Q: What does the average USC player get on his SAT’s? A: Drool.

Q: What do you call a person from USC in a three-piece suit? A: The defendant

Q: How do you get a USC graduate off your porch? A: Pay him for the pizza.

Q: Why do USC students put their report cards in their car windows? A: So they can get the handicap spot.
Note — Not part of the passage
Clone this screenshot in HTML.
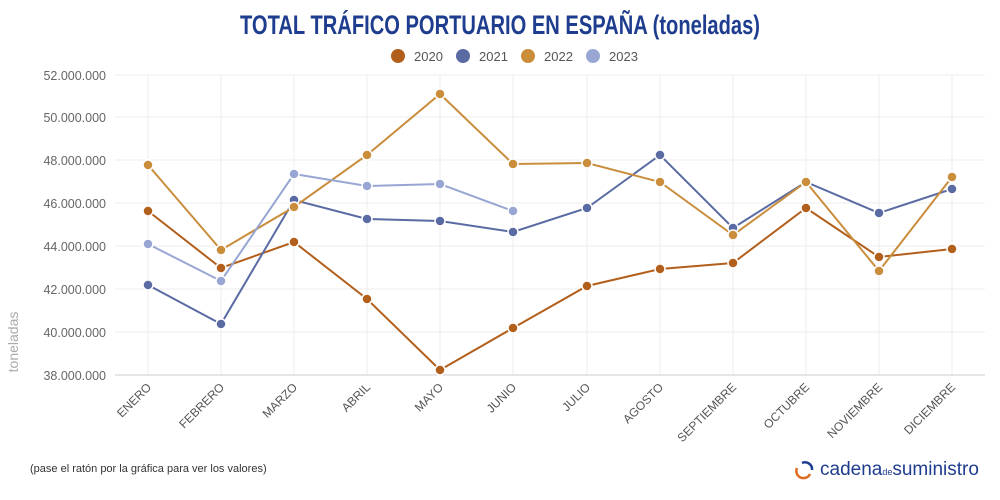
<!DOCTYPE html>
<html><head><meta charset="utf-8"><style>
body{margin:0;background:#fff;}
svg{display:block;font-family:"Liberation Sans",sans-serif;}
</style></head><body>
<svg width="1000" height="500" viewBox="0 0 1000 500">
<rect width="1000" height="500" fill="#fff"/>
<text x="500" y="34" text-anchor="middle" font-size="27" font-weight="bold" fill="#1f3d8f" font-family="Liberation Sans Narrow, Liberation Sans, sans-serif" textLength="520" lengthAdjust="spacingAndGlyphs">TOTAL TRÁFICO PORTUARIO EN ESPAÑA (toneladas)</text>
<g font-size="13" fill="#555">
<circle cx="398" cy="56" r="7" fill="#b35f1c"/><text x="414" y="61">2020</text>
<circle cx="463" cy="56" r="7" fill="#5a6ba3"/><text x="479" y="61">2021</text>
<circle cx="528" cy="56" r="7" fill="#c98d3c"/><text x="544" y="61">2022</text>
<circle cx="593" cy="56" r="7" fill="#98a6d3"/><text x="609" y="61">2023</text>
</g>
<g stroke="#ececec" stroke-width="1">
<line x1="115" x2="985" y1="75" y2="75"/><line x1="115" x2="985" y1="117" y2="117"/><line x1="115" x2="985" y1="160" y2="160"/><line x1="115" x2="985" y1="203" y2="203"/><line x1="115" x2="985" y1="246" y2="246"/><line x1="115" x2="985" y1="289" y2="289"/><line x1="115" x2="985" y1="332" y2="332"/>
<line x1="148" x2="148" y1="75" y2="375"/><line x1="221" x2="221" y1="75" y2="375"/><line x1="294" x2="294" y1="75" y2="375"/><line x1="367" x2="367" y1="75" y2="375"/><line x1="440" x2="440" y1="75" y2="375"/><line x1="513" x2="513" y1="75" y2="375"/><line x1="587" x2="587" y1="75" y2="375"/><line x1="660" x2="660" y1="75" y2="375"/><line x1="733" x2="733" y1="75" y2="375"/><line x1="806" x2="806" y1="75" y2="375"/><line x1="879" x2="879" y1="75" y2="375"/><line x1="952" x2="952" y1="75" y2="375"/>
</g>
<line x1="115" x2="985" y1="375" y2="375" stroke="#ccc"/>
<g font-size="12.5" fill="#666" text-anchor="end">
<text x="106" y="80">52.000.000</text><text x="106" y="122">50.000.000</text><text x="106" y="165">48.000.000</text><text x="106" y="208">46.000.000</text><text x="106" y="251">44.000.000</text><text x="106" y="294">42.000.000</text><text x="106" y="337">40.000.000</text><text x="106" y="380">38.000.000</text>
</g>
<text transform="translate(18,342) rotate(-90)" font-size="14" fill="#aaa" text-anchor="middle">toneladas</text>
<g font-size="12" fill="#555" text-anchor="end">
<text transform="translate(152,388) rotate(-45)">ENERO</text><text transform="translate(225,388) rotate(-45)">FEBRERO</text><text transform="translate(298,388) rotate(-45)">MARZO</text><text transform="translate(371,388) rotate(-45)">ABRIL</text><text transform="translate(444,388) rotate(-45)">MAYO</text><text transform="translate(517,388) rotate(-45)">JUNIO</text><text transform="translate(591,388) rotate(-45)">JULIO</text><text transform="translate(664,388) rotate(-45)">AGOSTO</text><text transform="translate(737,388) rotate(-45)">SEPTIEMBRE</text><text transform="translate(810,388) rotate(-45)">OCTUBRE</text><text transform="translate(883,388) rotate(-45)">NOVIEMBRE</text><text transform="translate(956,388) rotate(-45)">DICIEMBRE</text>
</g>
<g fill="none" stroke-width="2">
<polyline stroke="#b35f1c" points="148,211 221,268 294,242 367,299 440,370 513,328 587,286 660,269 733,263 806,208 879,257 952,249"/>
<polyline stroke="#5a6ba3" points="148,285 221,324 294,200 367,219 440,221 513,232 587,208 660,155 733,228 806,182 879,213 952,189"/>
<polyline stroke="#c98d3c" points="148,165 221,250 294,207 367,155 440,94 513,164 587,163 660,182 733,235 806,182 879,271 952,177"/>
<polyline stroke="#98a6d3" points="148,244 221,281 294,174 367,186 440,184 513,211"/>
</g>
<g stroke="#fff" stroke-width="1.5">
<g fill="#b35f1c"><circle cx="148" cy="211" r="5"/><circle cx="221" cy="268" r="5"/><circle cx="294" cy="242" r="5"/><circle cx="367" cy="299" r="5"/><circle cx="440" cy="370" r="5"/><circle cx="513" cy="328" r="5"/><circle cx="587" cy="286" r="5"/><circle cx="660" cy="269" r="5"/><circle cx="733" cy="263" r="5"/><circle cx="806" cy="208" r="5"/><circle cx="879" cy="257" r="5"/><circle cx="952" cy="249" r="5"/></g>
<g fill="#5a6ba3"><circle cx="148" cy="285" r="5"/><circle cx="221" cy="324" r="5"/><circle cx="294" cy="200" r="5"/><circle cx="367" cy="219" r="5"/><circle cx="440" cy="221" r="5"/><circle cx="513" cy="232" r="5"/><circle cx="587" cy="208" r="5"/><circle cx="660" cy="155" r="5"/><circle cx="733" cy="228" r="5"/><circle cx="806" cy="182" r="5"/><circle cx="879" cy="213" r="5"/><circle cx="952" cy="189" r="5"/></g>
<g fill="#c98d3c"><circle cx="148" cy="165" r="5"/><circle cx="221" cy="250" r="5"/><circle cx="294" cy="207" r="5"/><circle cx="367" cy="155" r="5"/><circle cx="440" cy="94" r="5"/><circle cx="513" cy="164" r="5"/><circle cx="587" cy="163" r="5"/><circle cx="660" cy="182" r="5"/><circle cx="733" cy="235" r="5"/><circle cx="806" cy="182" r="5"/><circle cx="879" cy="271" r="5"/><circle cx="952" cy="177" r="5"/></g>
<g fill="#98a6d3"><circle cx="148" cy="244" r="5"/><circle cx="221" cy="281" r="5"/><circle cx="294" cy="174" r="5"/><circle cx="367" cy="186" r="5"/><circle cx="440" cy="184" r="5"/><circle cx="513" cy="211" r="5"/></g>
</g>
<text x="30" y="472" font-size="11" fill="#333">(pase el ratón por la gráfica para ver los valores)</text>
<path d="M802 463 A7 7 0 0 1 812 470" fill="none" stroke="#1f3d8f" stroke-width="2.5"/>
<path d="M810 474 A7 7 0 0 1 797 468" fill="none" stroke="#e06a1f" stroke-width="2.5"/>
<text x="820" y="475" font-size="19" fill="#1f3d8f">cadena<tspan font-size="9">de</tspan>suministro</text>
</svg>
</body></html>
Top Ten Reasons Why You’d Rather Be a Bruin than a Trojan

  1. Your fight song has more than three notes.
  2. Your mascot doesn’t take a dump on the field.
  3. Your tuition doesn’t equal the national debt of most third world countries.
  4. None of your cheerleaders are named Buffy or Candie.
  5. Bruins need more than one hand to count their Nobel Prize winners.
  6. Your football highlights are in color unlike USC’s which are black and white.
  7. Your basketball team doesn’t think a fast break is a chance to get some water.
  8. Your band doesn’t dress in an emulation of decadent imperial arrogance.
  9. 1991, 1992, 1993, 1994, 1995, 1996, 1997, 1998.
  10. No one named “O.J.” ever played for UCLA.
Published on November 12, 2001 1:09 PM PST (6 years, 11 months ago).

4 comments

Eli Karon
(5 years, 11 months ago)

Priceless!!! I am writing an anti-USC column for the Bruin on Tuesday, so I am definitely mentioning some of the jokes on this site. Thanks for the laughs!! EBK

Tony Chavez
(5 years, 9 months ago)

Can’t spell SUCK without USC

Craig
(5 years, 8 months ago)

These jokes are great. I use them to poke fun at those misdirected USC sympathizers who appear before me at work and this makes otherwise tough days bearable (no pun intended). Thanks!

Craig Veals
(3 years, 5 months ago)

I’m still using these jokes and still get plenty of laughs when I do. Unfortunately, the ones that knock USC’s gridiron efforts are a bit dated. I trust that they (like UCLA’s basketball program) will soon come back into fashion though.